- **Dataset content**:
□ □ □ □ □
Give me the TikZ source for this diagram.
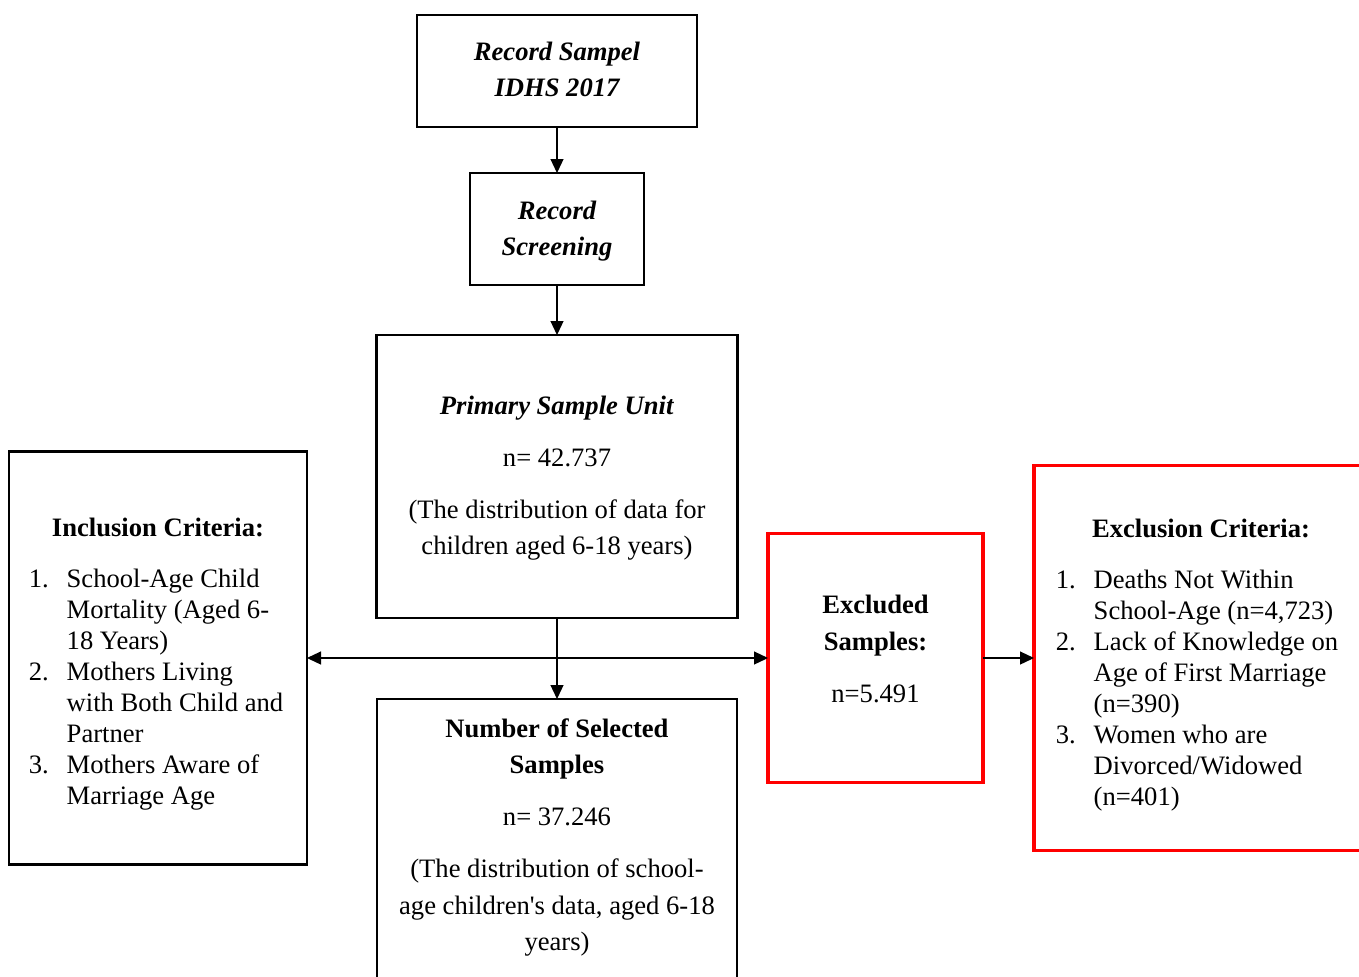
\documentclass[tikz,border=0pt]{standalone}
\usepackage{fontspec}
\setmainfont{Liberation Serif}
\usetikzlibrary{positioning,arrows.meta}

\tikzset{
  box/.style={draw,line width=1.2pt,inner sep=0pt,outer sep=0pt},
  redbox/.style={box,draw=red,line width=1.7pt},
  txt/.style={align=center,inner sep=0pt,anchor=base,yshift=-4.75pt,font=\fontsize{13.3}{18.25}\selectfont},
  listtxt/.style={txt,font=\fontsize{13.3}{15.5}\selectfont},
  headtxt/.style={txt,font=\fontsize{13.3}{18}\selectfont\bfseries\itshape},
}

\begin{document}
\begin{tikzpicture}[x=0.5pt,y=-0.5pt,>={Triangle[length=7pt,width=6.5pt]},line width=0.6pt]
  \useasboundingbox (0,0) rectangle (1359,976);
  \clip (0,0) rectangle (1359,976);

  % main column
  \node[box,minimum width=140pt,minimum height=56pt] (rec) at (557,71) {};
  \node[box,minimum width=87pt,minimum height=56pt,below=23pt of rec] (screen) {};
  \node[box,minimum width=180.5pt,minimum height=141.5pt,below=25pt of screen] (psu) {};
  \coordinate[below=20pt of psu] (split);
  \node[box,minimum width=180pt,minimum height=160pt,below=20.5pt of split] (sel) {};

  % side boxes
  \node[box,minimum width=149pt,minimum height=206.5pt,left=125pt of split] (incl) {};
  \node[redbox,minimum width=107.5pt,minimum height=124.5pt,right=105.5pt of split] (excl) {};
  \node[redbox,minimum width=167pt,minimum height=192.5pt,right=25.5pt of excl] (exclcrit) {};

  % texts (base = last line)
  \node[headtxt] (rectxt) at ([yshift=-36pt]rec.north) {Record Sampel\\IDHS 2017};
  \node[headtxt] (screentxt) at ([yshift=-36.5pt]screen.north) {Record\\Screening};
  \node[txt] (psutxt) at ([yshift=-105pt]psu.north)
    {\textbf{\textit{Primary Sample Unit}}\\[7.75pt]n= 42.737\\[7.75pt]
     (The distribution of data for\\children aged 6-18 years)};
  \node[txt] (seltxt) at ([yshift=-121pt]sel.north)
    {\textbf{Number of Selected}\\\textbf{Samples}\\[7.75pt]n= 37.246\\[7.75pt]
     (The distribution of school-\\age children\textquotesingle s data, aged 6-18\\years)};
  \node[txt] (excltxt) at ([yshift=-79.5pt]excl.north)
    {\textbf{Excluded}\\\textbf{Samples:}\\[7.75pt]n=5.491};
  \node[listtxt] (incltxt) at ([yshift=-63pt]incl.north) {\textbf{Inclusion Criteria:}\\[10pt]
    \begin{tabular}[t]{@{}l@{\hspace{9pt}}l@{}}
      1. & School-Age Child\\ & Mortality (Aged 6-\\ & 18 Years)\\
      2. & Mothers Living\\ & with Both Child and\\ & Partner\\
      3. & Mothers Aware of\\ & Marriage Age
    \end{tabular}\hspace*{2pt}};
  \node[listtxt] (exclcrittxt) at ([yshift=-56.5pt]exclcrit.north) {\textbf{Exclusion Criteria:}\\[10pt]
    \begin{tabular}[t]{@{}l@{\hspace{9pt}}l@{}}
      1. & Deaths Not Within\\ & School-Age (n=4,723)\\
      2. & Lack of Knowledge on\\ & Age of First Marriage\\ & (n=390)\\
      3. & Women who are\\ & Divorced/Widowed\\ & (n=401)
    \end{tabular}\hspace*{4pt}};

  % connectors
  \draw[->] (rec) -- (screen);
  \draw[->] (screen) -- (psu);
  \draw[->] (psu) -- (sel);
  \draw[<->] (incl) -- (excl);
  \draw[->] (excl) -- (exclcrit);
\end{tikzpicture}
\end{document}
□ □ □ □ □
In your copy, leave out the pictures and reproduce the material above exactly.

Give me the TikZ source for this diagram.
\documentclass[tikz,border=0pt]{standalone}
\usepackage{fontspec}
\setmainfont{Liberation Serif}
\usetikzlibrary{positioning,arrows.meta}

\tikzset{
  box/.style={draw,line width=1.2pt,inner sep=0pt,outer sep=0pt},
  redbox/.style={box,draw=red,line width=1.7pt},
  txt/.style={align=center,inner sep=0pt,anchor=base,yshift=-4.75pt,font=\fontsize{13.3}{18.25}\selectfont},
  listtxt/.style={txt,font=\fontsize{13.3}{15.5}\selectfont},
  headtxt/.style={txt,font=\fontsize{13.3}{18}\selectfont\bfseries\itshape},
}

\begin{document}
\begin{tikzpicture}[x=0.5pt,y=-0.5pt,>={Triangle[length=7pt,width=6.5pt]},line width=0.6pt]
  \useasboundingbox (0,0) rectangle (1359,976);
  \clip (0,0) rectangle (1359,976);

  % main column
  \node[box,minimum width=140pt,minimum height=56pt] (rec) at (557,71) {};
  \node[box,minimum width=87pt,minimum height=56pt,below=23pt of rec] (screen) {};
  \node[box,minimum width=180.5pt,minimum height=141.5pt,below=25pt of screen] (psu) {};
  \coordinate[below=20pt of psu] (split);
  \node[box,minimum width=180pt,minimum height=160pt,below=20.5pt of split] (sel) {};

  % side boxes
  \node[box,minimum width=149pt,minimum height=206.5pt,left=125pt of split] (incl) {};
  \node[redbox,minimum width=107.5pt,minimum height=124.5pt,right=105.5pt of split] (excl) {};
  \node[redbox,minimum width=167pt,minimum height=192.5pt,right=25.5pt of excl] (exclcrit) {};

  % texts (base = last line)
  \node[headtxt] (rectxt) at ([yshift=-36pt]rec.north) {Record Sampel\\IDHS 2017};
  \node[headtxt] (screentxt) at ([yshift=-36.5pt]screen.north) {Record\\Screening};
  \node[txt] (psutxt) at ([yshift=-105pt]psu.north)
    {\textbf{\textit{Primary Sample Unit}}\\[7.75pt]n= 42.737\\[7.75pt]
     (The distribution of data for\\children aged 6-18 years)};
  \node[txt] (seltxt) at ([yshift=-121pt]sel.north)
    {\textbf{Number of Selected}\\\textbf{Samples}\\[7.75pt]n= 37.246\\[7.75pt]
     (The distribution of school-\\age children\textquotesingle s data, aged 6-18\\years)};
  \node[txt] (excltxt) at ([yshift=-79.5pt]excl.north)
    {\textbf{Excluded}\\\textbf{Samples:}\\[7.75pt]n=5.491};
  \node[listtxt] (incltxt) at ([yshift=-63pt]incl.north) {\textbf{Inclusion Criteria:}\\[10pt]
    \begin{tabular}[t]{@{}l@{\hspace{9pt}}l@{}}
      1. & School-Age Child\\ & Mortality (Aged 6-\\ & 18 Years)\\
      2. & Mothers Living\\ & with Both Child and\\ & Partner\\
      3. & Mothers Aware of\\ & Marriage Age
    \end{tabular}\hspace*{2pt}};
  \node[listtxt] (exclcrittxt) at ([yshift=-56.5pt]exclcrit.north) {\textbf{Exclusion Criteria:}\\[10pt]
    \begin{tabular}[t]{@{}l@{\hspace{9pt}}l@{}}
      1. & Deaths Not Within\\ & School-Age (n=4,723)\\
      2. & Lack of Knowledge on\\ & Age of First Marriage\\ & (n=390)\\
      3. & Women who are\\ & Divorced/Widowed\\ & (n=401)
    \end{tabular}\hspace*{4pt}};

  % connectors
  \draw[->] (rec) -- (screen);
  \draw[->] (screen) -- (psu);
  \draw[->] (psu) -- (sel);
  \draw[<->] (incl) -- (excl);
  \draw[->] (excl) -- (exclcrit);
\end{tikzpicture}
\end{document}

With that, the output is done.